Other powerhouses such as China, Russia and even Cuba have tossed their hat into the covid19 vaccination ring and their efforts must also be commended, Chami said and with a fragile global economy, they would also be seeking to recover costs of such investment.
“They are currently unable to meet the vaccine supply demands of their respective domestic markets and still export to countries around the world. The production represents the main obstacle to this challenge, while many high-income countries have pre-ordered more doses than they need. These countries want to inoculate their entire population against covid19 with a home-grown vaccine this year.
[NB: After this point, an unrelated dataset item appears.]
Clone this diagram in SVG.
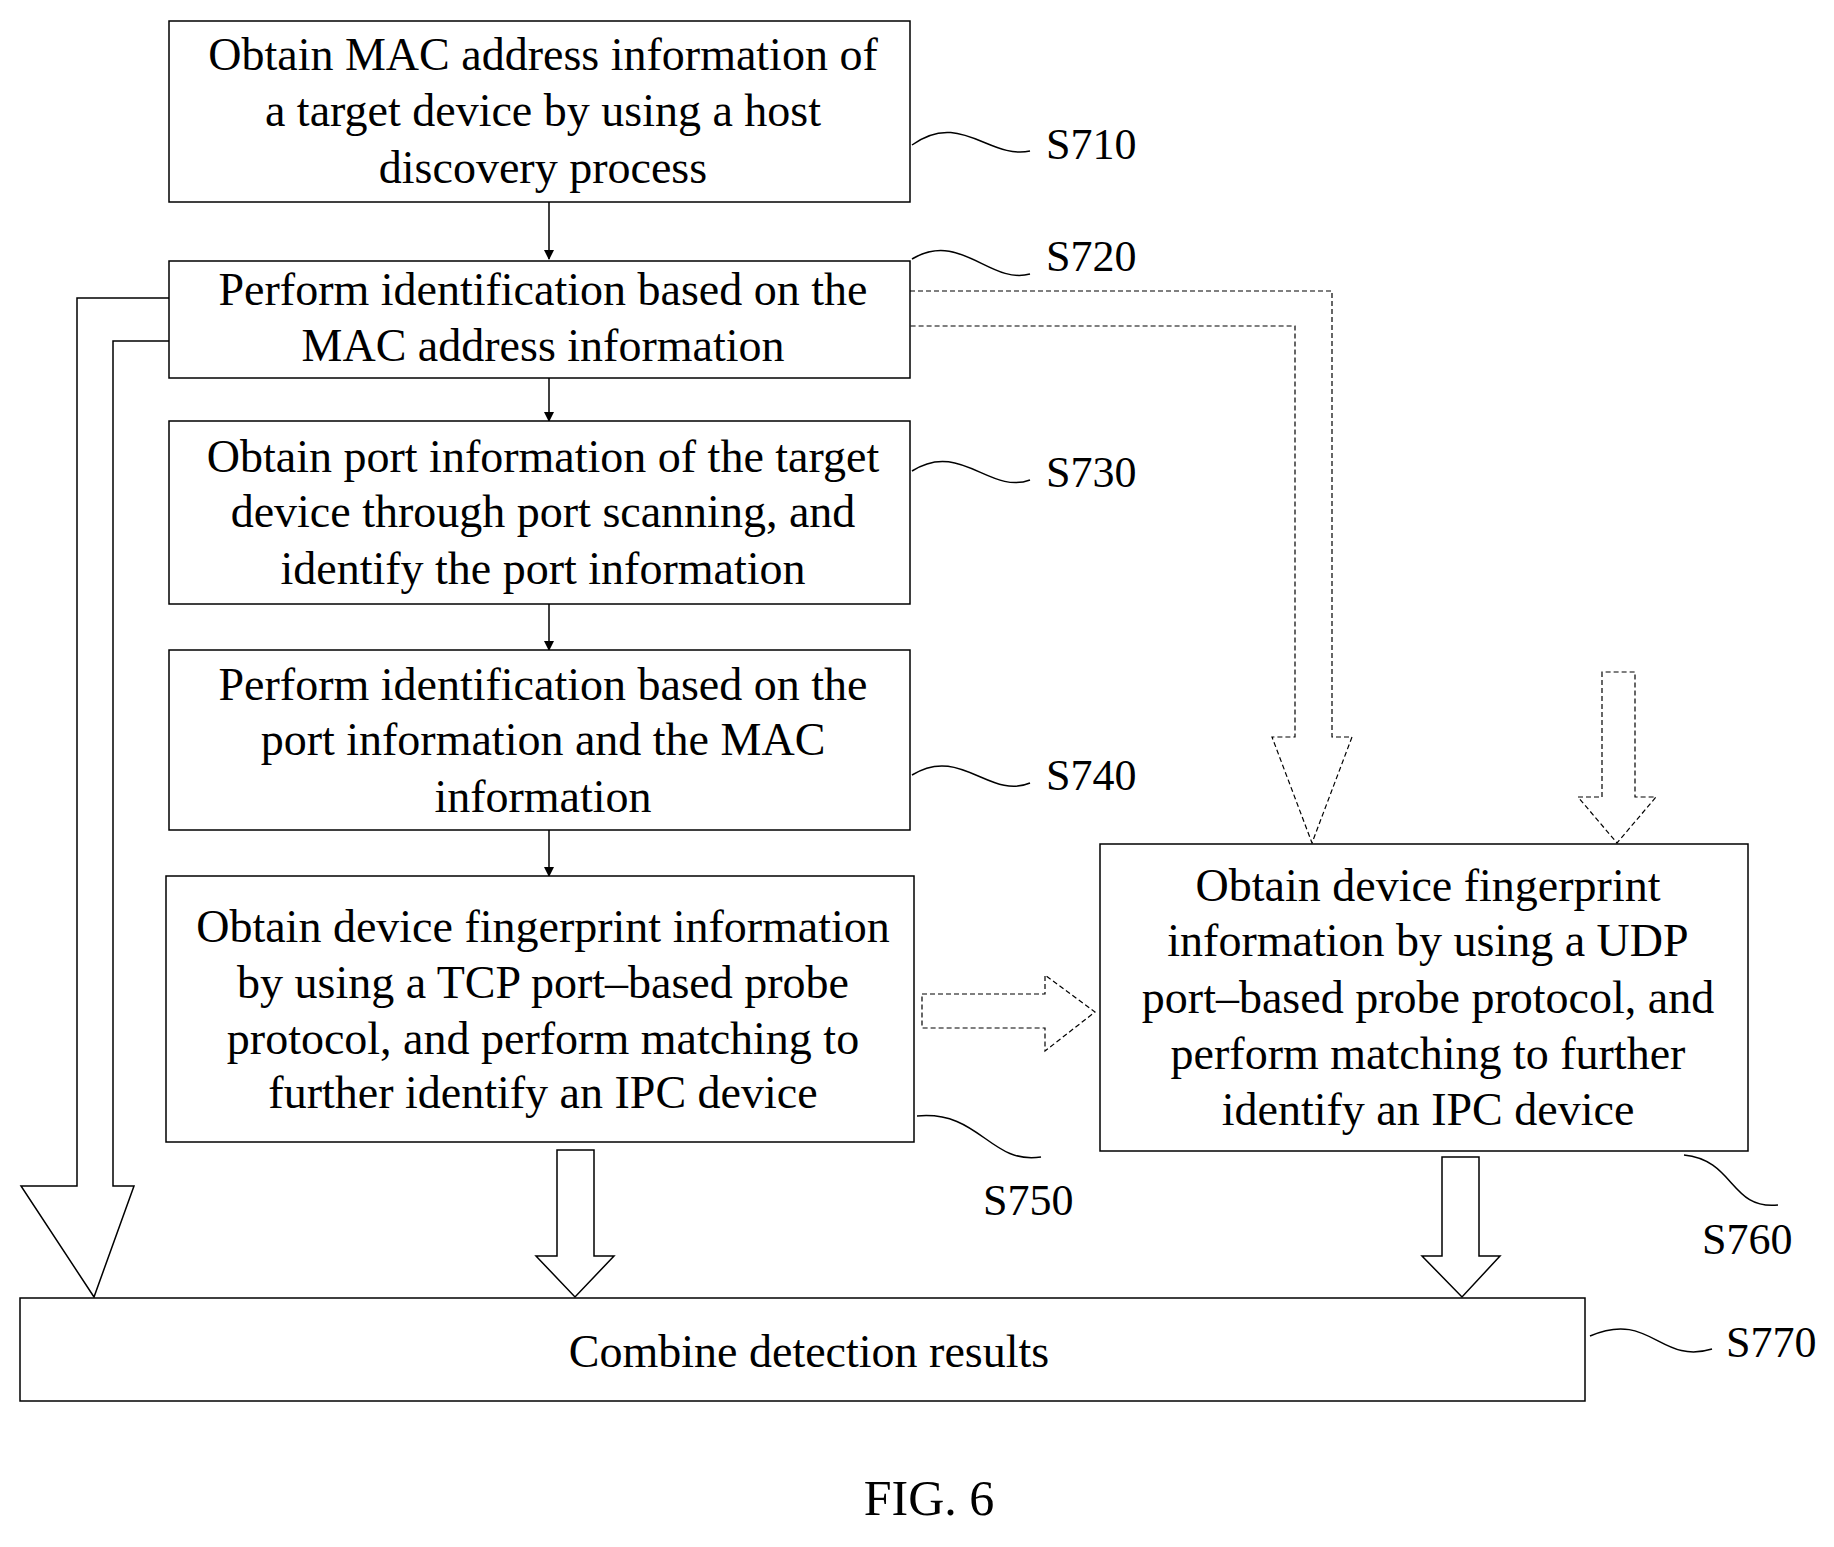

“These countries are expending their resources both financially and non-financially to ensure a reliable supply and suitability of vaccines. These countries are also about recovering costs of such investment.”
The Covax scheme, she explained, was created to ensure that low and lower-middle-income along with some other eligible countries totalling 92 countries with limited resources can have access to vaccine supplies with some of the cost being covered.
“Other countries in the scheme will self-finance their purchases but will benefit from competitive prices and guaranteed supplies. So far, 190 countries (soon to be 191, once the United States formally joins) are participating in the Covax facility.
Can TT and Caricom look to China, Russia or Cuba for covid19 vaccination assistance?
Already countries such as Argentina, Brazil, St Vincent and the Grenadines and Venezuela have been listed on Sputnik V’s list for vaccines.
Would TT be flagged if planned to join these states vaccination schemes? Well, according to Chami, this would not be a problem.
“This is not an issue. Latin American countries as Brazil, Chile and Bolivia are already acquiring vaccines from Russia and China."